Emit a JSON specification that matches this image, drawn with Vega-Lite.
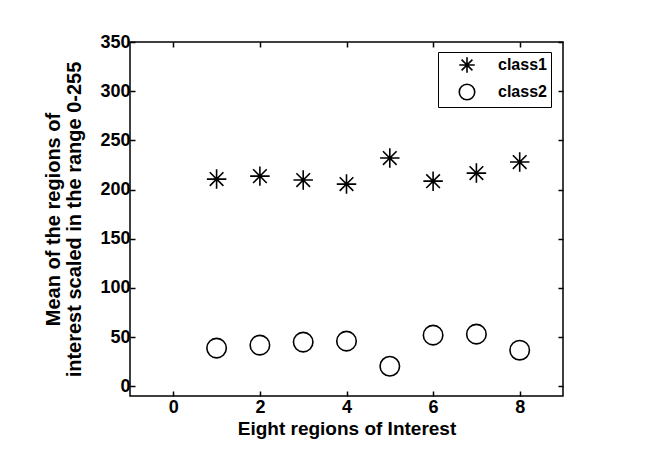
{
  "$schema": "https://vega.github.io/schema/vega-lite/v6.json",
  "width": 433,
  "height": 354,
  "autosize": {"type": "none"},
  "padding": {"left": 130, "top": 42, "right": 94, "bottom": 55},
  "background": "white",
  "config": {
    "view": {"stroke": "black", "strokeWidth": 1.5},
    "font": "Liberation Sans",
    "axis": {
      "labelFont": "Liberation Sans",
      "labelFontWeight": "bold",
      "labelFontSize": 18,
      "labelColor": "black",
      "titleFont": "Liberation Sans",
      "titleFontWeight": "bold",
      "titleFontSize": 19,
      "titleColor": "black",
      "grid": false,
      "domain": false,
      "tickColor": "black",
      "tickWidth": 1.5,
      "tickSize": -5
    }
  },
  "data": {
    "values": [
      {"region": 1, "mean": 210.6, "cls": "class1"},
      {"region": 2, "mean": 213.6, "cls": "class1"},
      {"region": 3, "mean": 209.6, "cls": "class1"},
      {"region": 4, "mean": 205.5, "cls": "class1"},
      {"region": 5, "mean": 232, "cls": "class1"},
      {"region": 6, "mean": 208.5, "cls": "class1"},
      {"region": 7, "mean": 216.7, "cls": "class1"},
      {"region": 8, "mean": 227.9, "cls": "class1"},
      {"region": 1, "mean": 38.7, "cls": "class2"},
      {"region": 2, "mean": 41.7, "cls": "class2"},
      {"region": 3, "mean": 44.8, "cls": "class2"},
      {"region": 4, "mean": 45.8, "cls": "class2"},
      {"region": 5, "mean": 20.3, "cls": "class2"},
      {"region": 6, "mean": 51.9, "cls": "class2"},
      {"region": 7, "mean": 52.9, "cls": "class2"},
      {"region": 8, "mean": 36.6, "cls": "class2"}
    ]
  },
  "layer": [
    {
      "mark": {"type": "point", "filled": false, "strokeWidth": 1.6, "opacity": 1, "size": 380},
      "encoding": {
        "x": {
          "field": "region", "type": "quantitative",
          "scale": {"domain": [-1, 9], "nice": false, "zero": false},
          "axis": {"values": [0, 2, 4, 6, 8], "title": "Eight regions of Interest", "labelPadding": 7, "titlePadding": 3, "orient": "bottom"}
        },
        "y": {
          "field": "mean", "type": "quantitative",
          "scale": {"domain": [-10, 350], "nice": false, "zero": false},
          "axis": {"values": [0, 50, 100, 150, 200, 250, 300, 350], "title": ["Mean of the regions of", "interest scaled in the range 0-255"], "titleFontSize": 20, "titleLineHeight": 21, "labelPadding": 5, "titlePadding": 15, "orient": "left"}
        },
        "shape": {
          "field": "cls", "type": "nominal",
          "scale": {"domain": ["class1", "class2"], "range": ["M0,-1L0,1M-1,0L1,0M-0.7,-0.7L0.7,0.7M-0.7,0.7L0.7,-0.7", "circle"]},
          "legend": {
            "title": null,
            "orient": "none",
            "legendX": 308,
            "legendY": 10,
            "strokeColor": "black",
            "fillColor": "white",
            "padding": 4,
            "symbolSize": 240,
            "symbolStrokeColor": "black",
            "symbolFillColor": "transparent",
            "symbolStrokeWidth": 1.6,
            "symbolOffset": 16,
            "labelFont": "Liberation Sans",
            "labelFontWeight": "bold",
            "labelFontSize": 16,
            "labelColor": "black",
            "labelOffset": 22,
            "labelExpr": "datum.label + '    '",
            "rowPadding": 5
          }
        },
        "color": {"value": "black"}
      }
    },
    {
      "mark": {"type": "point", "opacity": 0},
      "encoding": {
        "x": {"field": "region", "type": "quantitative", "axis": {"orient": "top", "values": [0, 2, 4, 6, 8], "labels": false, "title": null}},
        "y": {"field": "mean", "type": "quantitative", "axis": {"orient": "right", "values": [0, 50, 100, 150, 200, 250, 300, 350], "labels": false, "title": null}}
      }
    }
  ],
  "resolve": {"axis": {"x": "independent", "y": "independent"}}
}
────────────────────────────────────────
• Task brief: Except for the pictures, give all the material above again verbatim.

• Output for this exercise:
Emit a JSON specification that matches this image, drawn with Vega-Lite.
{
  "$schema": "https://vega.github.io/schema/vega-lite/v6.json",
  "width": 433,
  "height": 354,
  "autosize": {"type": "none"},
  "padding": {"left": 130, "top": 42, "right": 94, "bottom": 55},
  "background": "white",
  "config": {
    "view": {"stroke": "black", "strokeWidth": 1.5},
    "font": "Liberation Sans",
    "axis": {
      "labelFont": "Liberation Sans",
      "labelFontWeight": "bold",
      "labelFontSize": 18,
      "labelColor": "black",
      "titleFont": "Liberation Sans",
      "titleFontWeight": "bold",
      "titleFontSize": 19,
      "titleColor": "black",
      "grid": false,
      "domain": false,
      "tickColor": "black",
      "tickWidth": 1.5,
      "tickSize": -5
    }
  },
  "data": {
    "values": [
      {"region": 1, "mean": 210.6, "cls": "class1"},
      {"region": 2, "mean": 213.6, "cls": "class1"},
      {"region": 3, "mean": 209.6, "cls": "class1"},
      {"region": 4, "mean": 205.5, "cls": "class1"},
      {"region": 5, "mean": 232, "cls": "class1"},
      {"region": 6, "mean": 208.5, "cls": "class1"},
      {"region": 7, "mean": 216.7, "cls": "class1"},
      {"region": 8, "mean": 227.9, "cls": "class1"},
      {"region": 1, "mean": 38.7, "cls": "class2"},
      {"region": 2, "mean": 41.7, "cls": "class2"},
      {"region": 3, "mean": 44.8, "cls": "class2"},
      {"region": 4, "mean": 45.8, "cls": "class2"},
      {"region": 5, "mean": 20.3, "cls": "class2"},
      {"region": 6, "mean": 51.9, "cls": "class2"},
      {"region": 7, "mean": 52.9, "cls": "class2"},
      {"region": 8, "mean": 36.6, "cls": "class2"}
    ]
  },
  "layer": [
    {
      "mark": {"type": "point", "filled": false, "strokeWidth": 1.6, "opacity": 1, "size": 380},
      "encoding": {
        "x": {
          "field": "region", "type": "quantitative",
          "scale": {"domain": [-1, 9], "nice": false, "zero": false},
          "axis": {"values": [0, 2, 4, 6, 8], "title": "Eight regions of Interest", "labelPadding": 7, "titlePadding": 3, "orient": "bottom"}
        },
        "y": {
          "field": "mean", "type": "quantitative",
          "scale": {"domain": [-10, 350], "nice": false, "zero": false},
          "axis": {"values": [0, 50, 100, 150, 200, 250, 300, 350], "title": ["Mean of the regions of", "interest scaled in the range 0-255"], "titleFontSize": 20, "titleLineHeight": 21, "labelPadding": 5, "titlePadding": 15, "orient": "left"}
        },
        "shape": {
          "field": "cls", "type": "nominal",
          "scale": {"domain": ["class1", "class2"], "range": ["M0,-1L0,1M-1,0L1,0M-0.7,-0.7L0.7,0.7M-0.7,0.7L0.7,-0.7", "circle"]},
          "legend": {
            "title": null,
            "orient": "none",
            "legendX": 308,
            "legendY": 10,
            "strokeColor": "black",
            "fillColor": "white",
            "padding": 4,
            "symbolSize": 240,
            "symbolStrokeColor": "black",
            "symbolFillColor": "transparent",
            "symbolStrokeWidth": 1.6,
            "symbolOffset": 16,
            "labelFont": "Liberation Sans",
            "labelFontWeight": "bold",
            "labelFontSize": 16,
            "labelColor": "black",
            "labelOffset": 22,
            "labelExpr": "datum.label + '    '",
            "rowPadding": 5
          }
        },
        "color": {"value": "black"}
      }
    },
    {
      "mark": {"type": "point", "opacity": 0},
      "encoding": {
        "x": {"field": "region", "type": "quantitative", "axis": {"orient": "top", "values": [0, 2, 4, 6, 8], "labels": false, "title": null}},
        "y": {"field": "mean", "type": "quantitative", "axis": {"orient": "right", "values": [0, 50, 100, 150, 200, 250, 300, 350], "labels": false, "title": null}}
      }
    }
  ],
  "resolve": {"axis": {"x": "independent", "y": "independent"}}
}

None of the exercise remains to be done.